Two reasons. First, pixel agents capture full-screen screenshots and inject mouse and keyboard events at OS level. Running that on the user's actual machine is hostile: every click steals focus, every screenshot includes the user's private windows, the user cannot use the machine while the agent runs. A VM gives the agent its own pixel buffer. Second, pixel grounding is portable across operating systems in a way that AX is not, so vendors ship one Linux Docker and call it cross-platform. The VM is not solving a computer-use problem there. It is solving an isolation and packaging problem. Pick a sandbox for the right reason.

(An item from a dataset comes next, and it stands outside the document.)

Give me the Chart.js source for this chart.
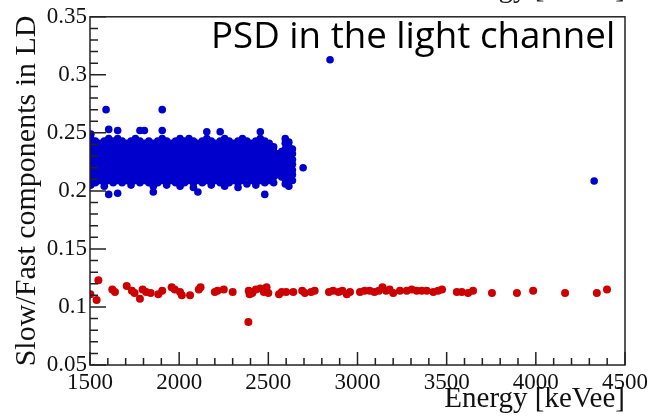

No. By design. The Windows UIA APIs walk the session that the calling process lives in. A Terminator instance running inside a Vagrant guest sees the guest's Notepad, the guest's Chrome, the guest's Office. It does not see the host's apps. If you need the agent to drive user-installed software, run it on the host; if you need a clean slate every run, run it in the guest and install software during provisioning. The Vagrantfile in the repo does exactly that: Chrome, Rust, Python, NodeJS, and Git all get installed during 'vagrant up' so the guest is a fresh environment ready for AX-driven automation.

Those are hosted sandboxes (a VM somewhere with a remote-control protocol). The same orthogonality holds: you can run Terminator inside one of them by installing the npm package and setting TERMINATOR_HEADLESS=1, or you can use their built-in pixel-based tool. The choice between AX grounding and pixel grounding is independent of whether the sandbox is yours or hosted. Today these vendors ship pixel tools by default because their reference clients are pixel-only, not because their VMs cannot host an AX agent.

crates/terminator/src/platforms/windows/virtual_display.rs, function is_headless_environment, around line 165. The struct VirtualDisplayConfig (line 7) carries the resolution and refresh rate. VirtualDisplayManager::initialize (line 44) reads the env var, picks the session ID, and calls create_virtual_session. The default HeadlessConfig at line 187 wires use_virtual_display directly to the env-var check, which is why one variable is enough to switch the whole stack. None of those functions live inside the UIA adapter; they sit one layer above it.

The orthogonality argument does. The implementation is Windows-first today. The published npx terminator-mcp-agent binary targets Windows, and the Vagrantfile provisions Windows 10. macOS support is in the Rust core (the AX walker lives at crates/terminator/src/platforms/tree_search.rs) and on app.mediar.ai for users, but the headless-VM workflow in this article runs on the Windows side. On macOS the sandbox question is usually less urgent because the user is in front of a Mac running the agent on their host; on Windows the headless server case is common, which is why the VM tooling shipped there first.